Consider one of the photos of the exhibit, called “Victory Trailhead” for its setting, although it might as well have been taken anywhere. A lone tree sits on a hill, and the marbling, blurring effects on the photo add the faded impression of a vine crawling above the tree into the sky. If Kirchoff were Botticelli, one would expect Adam and Eve to be standing right in the center. But as usual, there are no people in the picture. Has humanity already been cast from this sanctuary? Or is it about to arrive? Kirchoff himself best described his own world as “a place that is as dark and mysterious as it is bright and hopeful.”
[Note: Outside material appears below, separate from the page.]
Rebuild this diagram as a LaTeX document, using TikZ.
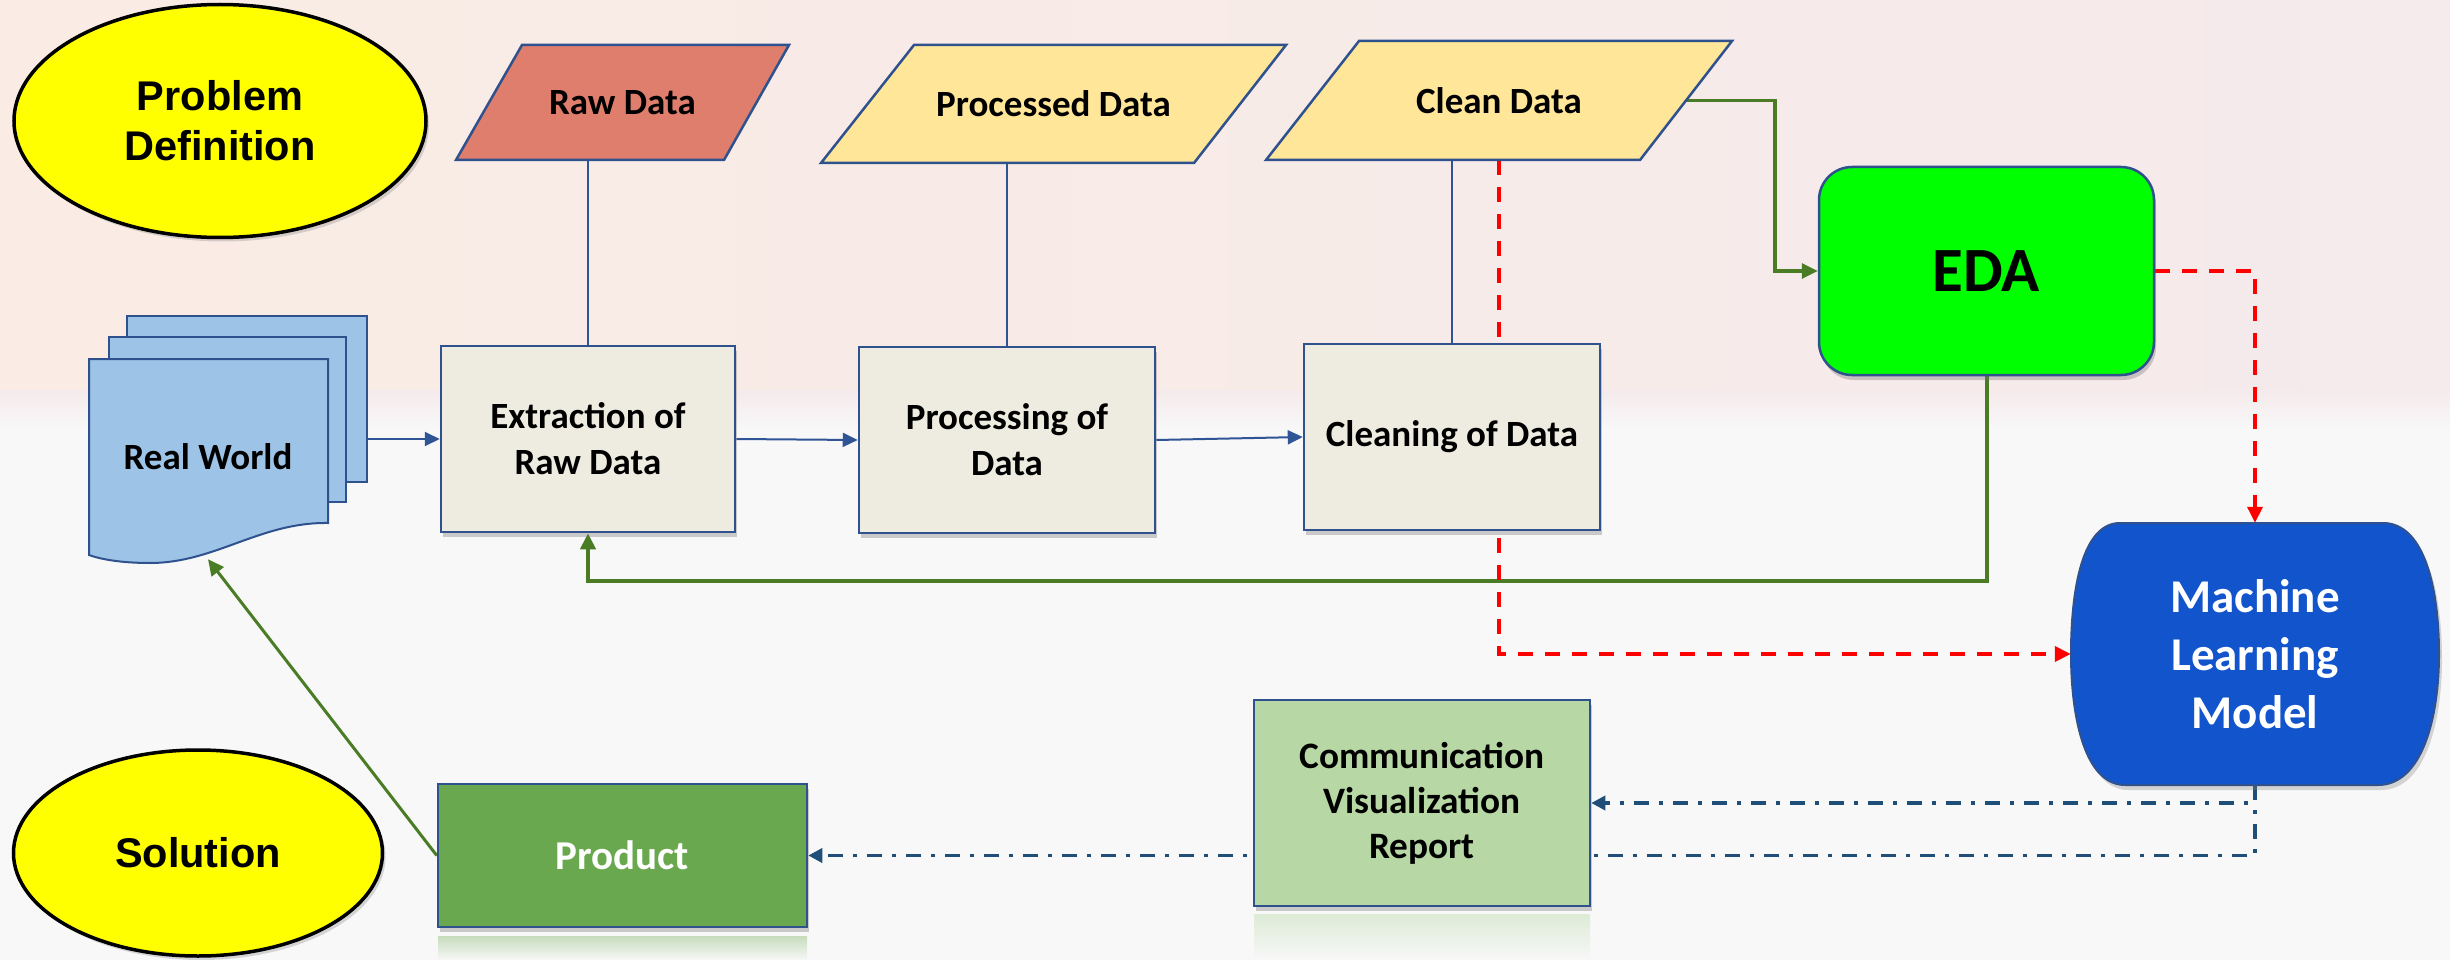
\documentclass[tikz,border=0pt]{standalone}
\usepackage{fontspec}
\setmainfont{Carlito}
\newfontfamily\arialfont{Liberation Sans}
\usetikzlibrary{arrows.meta,calc,shadows,shapes.geometric}
\definecolor{bord}{RGB}{47,82,143}
\definecolor{conn}{RGB}{47,85,151}
\definecolor{procfill}{RGB}{238,236,225}
\definecolor{rawfill}{RGB}{223,126,108}
\definecolor{datafill}{RGB}{255,230,153}
\definecolor{docfill}{RGB}{157,195,230}
\definecolor{edagreen}{RGB}{0,255,0}
\definecolor{mlblue}{RGB}{17,84,204}
\definecolor{comfill}{RGB}{183,215,165}
\definecolor{prodfill}{RGB}{106,168,79}
\definecolor{gline}{RGB}{74,124,38}
\definecolor{dblue}{RGB}{31,78,121}
\definecolor{ryellow}{RGB}{255,255,0}
\definecolor{bgtopl}{RGB}{250,236,228}
\definecolor{bgtopr}{RGB}{245,234,236}
\definecolor{bgbot}{RGB}{248,248,248}
\pgfdeclarelayer{back}
\pgfdeclarelayer{wires}
\pgfsetlayers{back,wires,main}
\begin{document}
\begin{tikzpicture}[x=1pt,y=-1pt,
  txt/.style={font=\bfseries\fontsize{37}{46}\selectfont, align=center, text=black},
  shd/.style={drop shadow={shadow xshift=2pt,shadow yshift=-5pt,opacity=0.35,fill=black!55}},
  procbox/.style={txt, rectangle, draw=bord, line width=2.5pt, fill=procfill, minimum width=294pt, minimum height=186pt, shd},
  oval/.style={ellipse, draw=black, line width=3.5pt, fill=ryellow, align=center, font=\arialfont\bfseries\fontsize{41.5}{50}\selectfont, drop shadow={shadow xshift=3pt,shadow yshift=-4pt,opacity=0.3}},
  holder/.style={rectangle, inner sep=0pt, align=center},
  paraline/.style={draw=bord, line width=2.5pt},
  flowarrow/.style={draw=conn, line width=2pt, -{Triangle[length=15pt,width=14pt]}},
  thinline/.style={draw=conn, line width=1.5pt},
  greenarrow/.style={draw=gline, line width=3.5pt, -{Triangle[length=16pt,width=15pt]}},
  redarrow/.style={draw=red, line width=3.5pt, dash pattern=on 15pt off 12pt, -{Triangle[length=16pt,width=15pt]}},
  dasharrow/.style={draw=dblue, line width=3.5pt, dash pattern=on 15pt off 10pt on 4pt off 10pt, -{Triangle[length=14pt,width=14pt]}}
]
\useasboundingbox (0,0) rectangle (2450,960);
\begin{pgfonlayer}{back}
  \fill[bgbot] (0,0) rectangle (2450,960);
  \shade[left color=bgtopl, right color=bgtopr] (0,0) rectangle (2450,390);
  \shade[top color=bgtopr, bottom color=bgbot] (0,390) rectangle (2450,430);
\end{pgfonlayer}

% ovals
\node[oval, minimum width=412pt, minimum height=233pt] (pd) at (220,121) {Problem\\Definition};
\node[oval, minimum width=369pt, minimum height=206pt] (sol) at (198,853) {Solution};

% Real World stacked documents
\path[fill=docfill, draw=bord, line width=2pt] (127,316) rectangle (367,482);
\path[fill=docfill, draw=bord, line width=2pt] (109,337) rectangle (346,502);
\path[fill=docfill, draw=bord, line width=2pt] (89,359) -- (328,359) -- (328,523)
   .. controls (260,522) and (215,563) .. (150,563)
   .. controls (120,563) and (100,559) .. (89,555) -- cycle;
\node[holder, txt, minimum width=239pt, minimum height=204pt] (rw) at (208,457) {Real World};

% process boxes
\node[procbox] (ext) at (588,439) {Extraction of\\Raw Data};
\node[procbox, minimum width=296pt] (prc) at (1007,440) {Processing of\\Data};
\node[procbox, minimum width=296pt] (cln) at (1452,437) {Cleaning of Data};

% data parallelograms
\path[fill=rawfill, paraline] (456,160) -- (522,45) -- (789,45) -- (724,160) -- cycle;
\node[holder, txt, minimum width=333pt, minimum height=115pt] (rd) at (622.5,102.5) {Raw Data};
\path[fill=datafill, paraline] (821,163) -- (914,45) -- (1286,45) -- (1194,163) -- cycle;
\node[holder, txt, minimum width=465pt, minimum height=118pt] (pdt) at (1053.5,104) {Processed Data};
\path[fill=datafill, paraline] (1266,160) -- (1359,41) -- (1732,41) -- (1640,160) -- cycle;
\node[holder, txt, minimum width=466pt, minimum height=119pt] (cd) at (1499,100.5) {Clean Data};

% EDA
\node[rectangle, rounded corners=33pt, draw=bord, line width=2.5pt, fill=edagreen, minimum width=335pt, minimum height=208pt, font=\bfseries\fontsize{63}{70}\selectfont, shd] (eda) at (1986.5,271) {EDA};

% Machine Learning Model
\path[fill=mlblue, draw=bord, line width=2pt, drop shadow={shadow xshift=3pt,shadow yshift=-5pt,opacity=0.3}]
   (2120,523) -- (2383,523) .. controls (2425,523) and (2439,590) .. (2439,654)
   .. controls (2439,718) and (2422,785) .. (2378,785) -- (2125,785)
   .. controls (2085,785) and (2071,718) .. (2071,654)
   .. controls (2071,590) and (2082,523) .. (2120,523) -- cycle;
\node[holder, minimum width=368pt, minimum height=262pt, font=\bfseries\fontsize{47}{58}\selectfont, text=white] (ml) at (2255,654) {Machine\\Learning\\Model};

% reflections
\shade[top color=comfill!70, bottom color=bgbot, opacity=0.6] (1254,914) rectangle (1590,960);
\shade[top color=prodfill!60, bottom color=bgbot, opacity=0.6] (438,936) rectangle (807,960);

% Communication and Product
\node[rectangle, draw=bord, line width=2.5pt, fill=comfill, minimum width=336pt, minimum height=206pt, align=center, font=\bfseries\fontsize{37.3}{45}\selectfont, shd] (com) at (1422,803) {Communication\\Visualization\\Report};
\node[rectangle, draw=bord, line width=2.5pt, fill=prodfill, minimum width=369pt, minimum height=143pt, font=\bfseries\fontsize{41}{46}\selectfont, text=white, shd] (prod) at (622.5,855.5) {Product};

% helper coordinates
\coordinate (gs) at ($(cd.east)+(-46,0)$);
\coordinate (xt) at (1775,0);
\coordinate (gy) at (0,581);

\begin{pgfonlayer}{wires}
  \draw[flowarrow] (rw.east |- ext.west) -- (ext.west);
  \draw[flowarrow] (ext.east) -- (prc.west);
  \draw[flowarrow] (prc.east) -- (cln.west);
  \draw[thinline] (rd.south -| ext.north) -- (ext.north);
  \draw[thinline] (pdt.south -| prc.north) -- (prc.north);
  \draw[thinline] (cd.south -| cln.north) -- (cln.north);
  \draw[greenarrow, line width=3.3pt] (gs) -- (gs -| xt) -- (xt |- eda.west) -- (eda.west);
  \draw[greenarrow, line width=4pt] (eda.south) -- (eda.south |- gy) -- (ext.south |- gy) -- (ext.south);
  \draw[redarrow] (cd.south) -- (cd.south |- ml.west) -- (ml.west);
  \draw[redarrow] (eda.east) -| (ml.north);
  \draw[dasharrow] (ml.south) |- (com.east);
  \draw[dasharrow] (ml.south) |- (prod.east);
  \draw[greenarrow, line width=3pt] (prod.west) -- (rw.south);
\end{pgfonlayer}
\end{tikzpicture}
\end{document}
One notable feature of the “Sanctuary” series is that every picture has a literal name, like “Sunflower” or “Alabama Hills #1, Lone Pine CA.” It seems to intentionally ground the photographs in reality, even if some of them cross over to surreal. “Alabama Hills” is just as it claims to be, a series of hills and rocks across a broad depth of field in a wide landscape. Yet somehow, it doesn’t quite look like earth. The lens flares seem out of proportion with the landscape. At first glance, they look like clouds or objects in space. The picture could have been titled “1950s Space Exploration Movie Set,” but then the play with reality would have been lost. As Kirchoff explains, “Each image is a mysterious place, both real and unreal, captured from the safety of my own imagination.” Although each picture is of the natural world, open for all, viewing the exhibit feels like walking into something very private, as if the viewer is being let in on a secret.
Tucked away in the suburb of Winchester, the Griffin Museum is showcasing a vast dream world in a small room from Jan. 11 through March 4. Go to get lost, and consider, as Kirchoff asks: “If I needed to run in times of trouble or discontent, where would I go?"
Summary "Sanctuary" is a bold meditation on the meeting point between nature and humanity.